На лестнице Рокотову попался молодой человек в шортах, майке и сандалиях, волочивший в охапке здоровенную коробку, доверху заполненную разнокалиберными бумагами. «Чистка авгиевых конюшен!» – невольно усмехнулся про себя Андрей, вспомнив, как сам когда-то так же отрабатывал на кафедре «трудовую повинность», помогая сотрудникам расчищать от учебно-бумажного хлама кабинеты и аудитории.
Поднявшись на третий этаж, Рокотов остановился перед застеклённой перегородкой с дверью посередине. Над дверью красовалась вывеска, набранная объёмными буквами: «Кафедра органической химии». Стёклами же перегородки служили цветные витражи с изображением формул и структур различных сложных молекул. Дверь на кафедру оказалась открытой.
Андрей для верности постучал в витраж, но никто не отозвался. Дребезжащий звук прокатился по широкому коридору кафедры и замер в конце, возле окна. Рокотов медленно двинулся вдоль закрытых дверей с надписями вроде: «Лаборатория синтеза полимеров», «Аудитория № 301», «Лаборантская», «Малый склад», «Моечная»… Наконец ему попалась дверь с табличкой: «Ассистентская».
Майор постучал, не особо надеясь на успех, но ему ответили.
– Да-да, входите!.. – глухо прозвучало из-за двери.
Андрей вошёл и увидел просторную комнату с двумя большими диванами вдоль одной стены, застеклёнными книжными шкафами вдоль другой и целой шеренгой письменных столов вдоль стены с тремя огромными окнами. За дальним столом у окна сидел мужчина средних лет, одетый по-летнему в светлую рубашку с короткими рукавами и такие же светлые брюки.
Услышав шаги, мужчина обернулся и приветливо махнул рукой.
– Проходите сюда. Чем могу быть полезен?
Рокотов представился, показал удостоверение и сказал:
– Я веду расследование по делу о поджоге молельного дома евангелистов. Надеюсь, вы уже видели новости…
– К моему сожалению – нет, – развёл руками тот. – Извините, я не представился: Игнат Егорович Рожков, старший преподаватель кафедры. А что, действительно кто-то поджог церковь?! Какое варварство!..
– К сожалению, у нас такое иногда случается, хотя и очень редко. Так вот, Игнат Егорович, один из подозреваемых в этом преступлении – некто Боровиков Алексей Степанович, бывший сотрудник вашей кафедры…
– Неужели?! О господи!.. Да как же так?! Он же… его же…

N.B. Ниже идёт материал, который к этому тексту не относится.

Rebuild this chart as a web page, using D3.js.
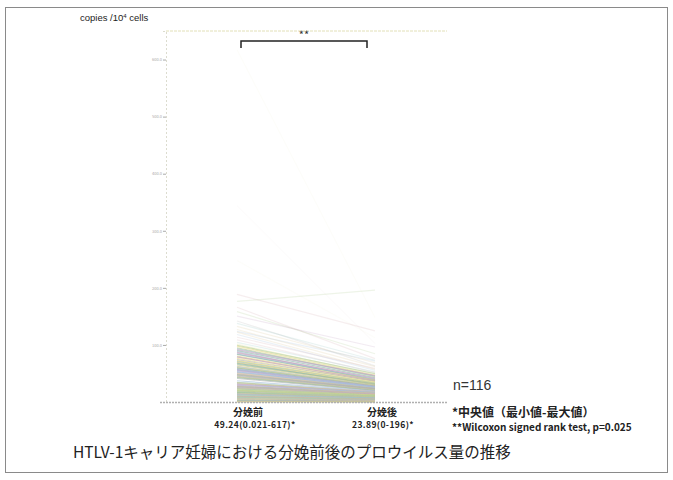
<!DOCTYPE html>
<html lang="ja">
<head>
<meta charset="UTF-8">
<title>HTLV-1 provirus load</title>
<script src="https://d3js.org/d3.v7.min.js"></script>
<style>
    body { margin: 0; background: #fff; }
    svg text { font-family: "Noto Sans CJK JP", "Liberation Sans", sans-serif; }
</style>
</head>
<body>
<svg width="673" height="480"></svg>
<script>

    // timepoints
    const groups = ["分娩前", "分娩後"];
    const groupStats = ["49.24(0.021-617)*", "23.89(0-196)*"];

    // provirus load, copies /10^4 cells (one entry per subject, n=116)
    const before = [
        0.021, 12.4, 85.8, 88.2, 5.6, 49.5, 142.0, 21.3, 67.9, 3.1,
        27.5, 104.6, 9.8, 58.3, 176.2, 14.7, 41.2, 76.4, 1.9, 31.6,
        95.1, 7.3, 48.9, 123.8, 18.6, 62.7, 2.6, 68.4, 83.5, 24.9,
        617, 11.2, 54.6, 29.7, 158.3, 6.4, 45.1, 71.8, 16.3, 113.5,
        33.9, 4.2, 91.7, 52.4, 20.1, 132.6, 8.7, 43.6, 66.2, 26.8,
        248.0, 13.5, 57.1, 37.2, 99.4, 0.8, 47.3, 80.6, 22.7, 165.9,
        10.4, 61.5, 30.8, 118.2, 15.9, 50.8, 74.3, 3.8, 90.1, 86.9,
        19.4, 137.7, 28.6, 55.9, 7.9, 69.4, 44.2, 101.3, 25.3, 12.9,
        64.8, 34.5, 150.6, 2.2, 48.1, 79.2, 17.5, 59.6, 59.3, 108.7,
        23.6, 93.4, 5.1, 51.7, 32.4, 127.1, 14.1, 72.5, 42.8, 188.5,
        9.2, 56.8, 56.1, 84.1, 20.9, 60.4, 46.5, 97.8, 27.1, 344.0,
        1.4, 70.7, 78.9, 53.2, 16.8, 122.3
    ];
    const after = [
        0, 6.8, 41.5, 37.9, 2.4, 22.6, 63.4, 12.1, 30.2, 1.5,
        15.3, 52.8, 4.9, 26.1, 196, 8.2, 19.7, 35.6, 0.6, 18.4,
        44.7, 3.6, 23.2, 71.5, 9.9, 29.4, 1.1, 32.8, 39.0, 13.6,
        148.2, 5.7, 24.3, 16.9, 84.6, 3.0, 22.1, 33.5, 7.8, 58.9,
        17.2, 2.1, 46.3, 25.6, 10.5, 68.7, 4.3, 20.8, 31.9, 14.2,
        112.4, 7.1, 27.3, 18.9, 49.6, 0.3, 23.5, 38.2, 11.6, 76.0,
        5.2, 28.8, 16.1, 55.4, 8.6, 24.08, 36.3, 1.8, 42.6, 40.7,
        9.4, 73.1, 14.8, 26.7, 4.0, 31.2, 21.4, 47.9, 12.7, 6.3,
        30.6, 17.8, 96.3, 0.9, 23.7, 37.1, 8.9, 28.1, 27.8, 51.4,
        11.9, 45.2, 2.7, 24.6, 16.5, 62.0, 7.4, 34.4, 20.3, 124.7,
        4.6, 26.9, 26.4, 39.8, 10.8, 28.5, 22.9, 46.8, 13.9, 102.5,
        0.7, 33.0, 37.6, 25.1, 8.1, 57.3
    ];
    const yTicks = [100, 200, 300, 400, 500, 600];

    const lineColors = ["#c8c98c", "#9cc7c6", "#c6a4c6", "#a6bfdc", "#b3cf98",
                        "#dac79c", "#b4b4b4", "#e2d98a", "#8fb7a9", "#d4b0b8"];

    const svg = d3.select("svg");

    // outer frame
    svg.append("rect")
        .attr("x", 5.5).attr("y", 7.5)
        .attr("width", 662).attr("height", 465)
        .attr("fill", "none")
        .attr("stroke", "#8a8a8a")
        .attr("stroke-width", 1);

    const x = d3.scalePoint().domain(groups).range([237, 375]);
    const y = d3.scaleLinear().domain([0, 650]).range([402, 31]);

    // top line of the plot
    svg.append("line")
        .attr("x1", 166).attr("x2", 447)
        .attr("y1", y(650)).attr("y2", y(650))
        .attr("stroke", "#e2e0b8").attr("stroke-dasharray", "3,1");

    const yAxis = svg.append("g")
        .attr("transform", "translate(166,0)")
        .call(d3.axisLeft(y).tickValues(yTicks).tickSize(3).tickFormat(d3.format(".1f")));
    yAxis.select(".domain")
        .attr("stroke", "#dcdccf")
        .attr("stroke-dasharray", "2,2");
    yAxis.selectAll(".tick line").attr("stroke", "#aaa");
    yAxis.selectAll(".tick text")
        .attr("fill", "#aaa")
        .attr("font-size", 4)
        .attr("x", -4);

    // paired lines
    const pairs = before.map((b, i) => ({ b: b, a: after[i], i: i }));
    // draw larger values first so the dense low band sits on top
    pairs.sort((p, q) => q.b - p.b);

    svg.append("g")
        .selectAll("line")
        .data(pairs)
        .join("line")
        .attr("x1", x(groups[0]))
        .attr("x2", x(groups[1]))
        .attr("y1", d => y(d.b))
        .attr("y2", d => y(d.a))
        .attr("stroke", d => lineColors[d.i % lineColors.length])
        .attr("stroke-width", 1.2)
        .attr("stroke-opacity", d => d.b > 200 ? 0.04 : d.b > 100 ? 0.22 : 0.6);

    // baseline
    svg.append("line")
        .attr("x1", 160).attr("x2", 447)
        .attr("y1", y(0) + 0.5).attr("y2", y(0) + 0.5)
        .attr("stroke", "#b0b0b0").attr("stroke-width", 1.5)
        .attr("stroke-dasharray", "2,1");

    // significance bracket
    const bracketY = 41;
    svg.append("path")
        .attr("d", `M${x(groups[0]) + 4},${bracketY + 7}V${bracketY}H${x(groups[1]) - 8}V${bracketY + 7}`)
        .attr("fill", "none")
        .attr("stroke", "#222")
        .attr("stroke-width", 1.5);
    svg.append("text")
        .attr("x", 304).attr("y", bracketY - 2)
        .attr("text-anchor", "middle")
        .attr("font-size", 11)
        .attr("fill", "#333")
        .text("**");

    // y unit label
    const unit = svg.append("text")
        .attr("x", 80).attr("y", 21)
        .style("font-family", "Liberation Sans, sans-serif")
        .attr("font-size", 9.5)
        .attr("fill", "#222");
    unit.append("tspan").text("copies /10");
    unit.append("tspan").attr("font-size", 6).attr("dy", -3).text("4");
    unit.append("tspan").attr("dy", 3).text(" cells");

    // category labels
    const labelX = [248, 382];
    const statX = [255, 383];
    groups.forEach((g, i) => {
        svg.append("text")
            .attr("x", labelX[i]).attr("y", 416)
            .attr("text-anchor", "middle")
            .attr("font-size", 10).attr("font-weight", "bold")
            .attr("fill", "#222")
            .text(g);
        svg.append("text")
            .attr("x", statX[i]).attr("y", 428)
            .attr("text-anchor", "middle")
            .attr("font-size", 8.5).attr("font-weight", "bold")
            .attr("letter-spacing", 0.4)
            .attr("fill", "#222")
            .text(groupStats[i]);
    });

    svg.append("text")
        .attr("x", 453).attr("y", 390)
        .style("font-family", "Liberation Sans, sans-serif")
        .attr("font-size", 14)
        .attr("fill", "#333")
        .text("n=" + before.length);

    svg.append("text")
        .attr("x", 452).attr("y", 417)
        .attr("font-size", 12).attr("font-weight", "bold")
        .attr("fill", "#222")
        .text("*中央値（最小値-最大値）");
    svg.append("text")
        .attr("x", 452).attr("y", 431)
        .attr("font-size", 10).attr("font-weight", "bold")
        .attr("fill", "#222")
        .text("**Wilcoxon signed rank test, p=0.025");

    // caption
    svg.append("text")
        .attr("x", 73).attr("y", 458)
        .attr("font-size", 15.5)
        .attr("fill", "#222")
        .text("HTLV-1キャリア妊婦における分娩前後のプロウイルス量の推移");

</script>
</body>
</html>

– Именно. Боровиков был осужден и направлен на принудительное лечение, честно его прошёл и год назад был признан неопасным и дееспособным, освобождён и ныне трудится в горзеленхозе.
Рожков недоумённо посмотрел на майора, потёр плохо выбритый подбородок, спросил:
– А чем же я могу?..
– Я так понимаю, вы хорошо знали Боровикова, – продолжал Рокотов. – В таком случае что бы вы могли рассказать про него? Какой он был человек, преподаватель, специалист?..
– Хорошо знал – сильно сказано, – пожал плечами Рожков. – Алексей Степанович не особо с нами общался, разве что в профессиональном плане… Как преподаватель – тоже своеобразен. У него была несколько спорная методика. Он объявлял тему и сразу начинал спрашивать студентов, что они думают по этому поводу, вместо того чтобы самому рассказать.
– Действительно странная манера… А чем Боровиков занимался на кафедре кроме преподавания? Вёл какие-нибудь исследования, писал диссертацию?..
Рожков снова взялся за подбородок, он был в явном затруднении.
– Видите ли, Алексей Степанович очень не любил, чтобы кто-то интересовался его работой… Да, он вёл некоторые исследования в области горения циклических углеводородов… но подробностей я не знаю. А что касается диссертации… официально он никакой темы не заявлял.
– Это из-за его опытов случился пожар в лаборатории?